Given the reach of Al Qaeda, as exemplified not only by the attacks on September 11th 2001 but also subsequent terrorist activity in various countries, this was a not wholly implausible claim. Certainly the world seems to have bought it, and there is no great argument, even by the holiest of human rights activists, that Barack Obama and Hillary Clinton and their military subordinates should be charged with a war crime or a crime against international humanitarian law. But one could see why she was, if not worried, moved by the momentous nature of the American decision on that occasion.
This time round she did not have to worry. There was no excuse at all for the killing of Colonel Gaddafi. He was clearly no longer a threat to anyone, and the only reason was revenge. But the revenge was being taken by Libyans, and the Americans could claim they were in no way responsible for his death.
Unfortunately Hillary Clinton, perhaps again overwhelmed by the momentous nature of what had been achieved, could not let well alone. She had to take credit for the event, to make clear the connection between Colonel Gaddafi’s death and the determination of the Americans to intervene. In doing so, in affirming the link between that death and the American involvement in the change of regime that took place, she reverted to the cynical self—interest that sadly lies behind so many foreign policy decisions, whatever the pretexts proferred for actions that are taken.
The pretext in this case was saving the Libyan people from mass destruction. Colonel Gaddafi provided an excuse for this, in that the responses he and one of his sons was reported to have made when the uprisings began in Benghazi were savage enough to provoke the Security Council into passing a resolution to action, with no dissenting voices. And though it soon became clear that Libyans were being subjected to mass destruction, the claim that was being pressed was that the end result would be a less oppressive regime.

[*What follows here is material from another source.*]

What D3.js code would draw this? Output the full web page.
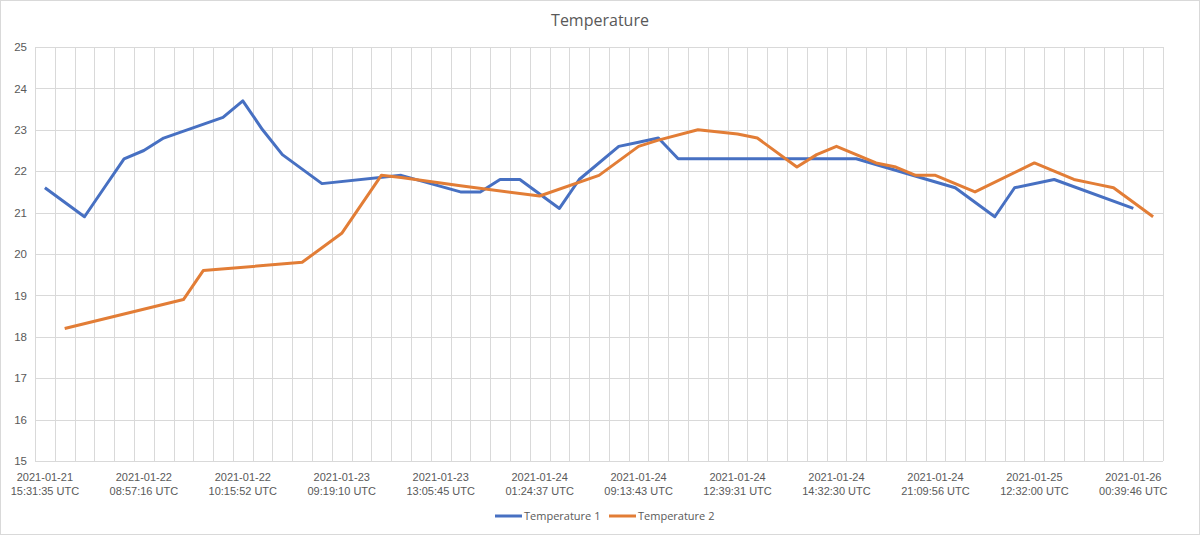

The decimation of Sirte made it clear that the victors were not entirely to be trusted. And then they set the seal on this by torturing and killing Colonel Gaddafi and one of his sons. But even then, it might have been claimed that that was an aberration by individuals. No matter that the manner in which the convoy was stopped suggested some greater determination, the capture and killing of individuals no longer capable of harm could have been put down to individual excess.
But Hillary Clinton seems to have been too triumphant to allow for that interpretation. We came, we saw, he died. We are in charge.
I was reminded then of ‘Heart of Darkness’ Conrad’s incisive account of the imperial process, and its corroding effect on people. His narrator Marlow, the most reliable of narrators in charting the essential ambiguity of human motives, practically begins his narrative by saying, ‘The conquest of the earth, which mostly means the taking it away from those who have a different complexion or slightly flatter noses than ourselves, is not a pretty thing when you look into it too much. What redeems it is the idea only. An idea at the back of it; not a sentimental pretence but an idea; and an unselfish belief in the idea’.
Imperialism is a nasty business, but Marlow does believe that genuine idealism was mixed up in the process too. And though the British managed generally to profit inordinately by their ventures, I have no doubt that many of those in positions of authority did believe they were doing good for their charges. It was only in extreme circumstances that they gave in to naked self-interest, as expressed in the stunning account of Kurtz’s death – ‘I saw on that ivory face the expression of somber pride, or ruthless power, of craven terror – of an intense and hopeless despair. Did he live his life again in every detail of desire, temptation, and surrender during that supreme moment of complete knowledge? He cried in a whisper at some image, at some voice – he cried out twice, a cry that was no more than a breath: “The horror! The horror!”’
The novel ends with Marlow reporting the death of Kurtz to his fiancé, preserving her ideal image of the dead man by saying that his last words were her name. And one is reminded then of the earlier account of the role of women in perpetuating the myth of doing good through imperial conquest – ‘There had been a lot of such rot let loose in print and talk just about that time, and the excellent woman, living right in the rush of all that humbug, got carried off her feet. She talked about “weaning those ignorant millions from their horrid ways,” till, upon my word, she made me quite uncomfortable. I ventured to hint that the Company was run for profit. “You forget, dear Charlie, that the labourer is worthy of his hire,” she said, brightly. It’s queer how out of touch with truth women are’.
Conrad’s point is that, even though men may understand the reality of conquest, they are kept up to the ideal by the innocent faith in higher motives of their womankind. Perhaps because of ignorance, their commitment was genuine, but it was not useless, because it ensured a mark to aim at beyond the sordid actuality.
I suppose, in a rather old-fashioned way, I had thought Hillary Clinton had something of that softness? Idealism? diffidence? in her, when I saw her eyes in the picture of the American hierarchs watching the killing of Osama bin Laden. But it seems I was wrong, and the steel had certainly entered her soul. Triumphalism at the merciless killing of Colonel Gaddafi is understandable, given the tremendous achievement it represents for American hegemony. But it makes the world a much sadder and more horrible place.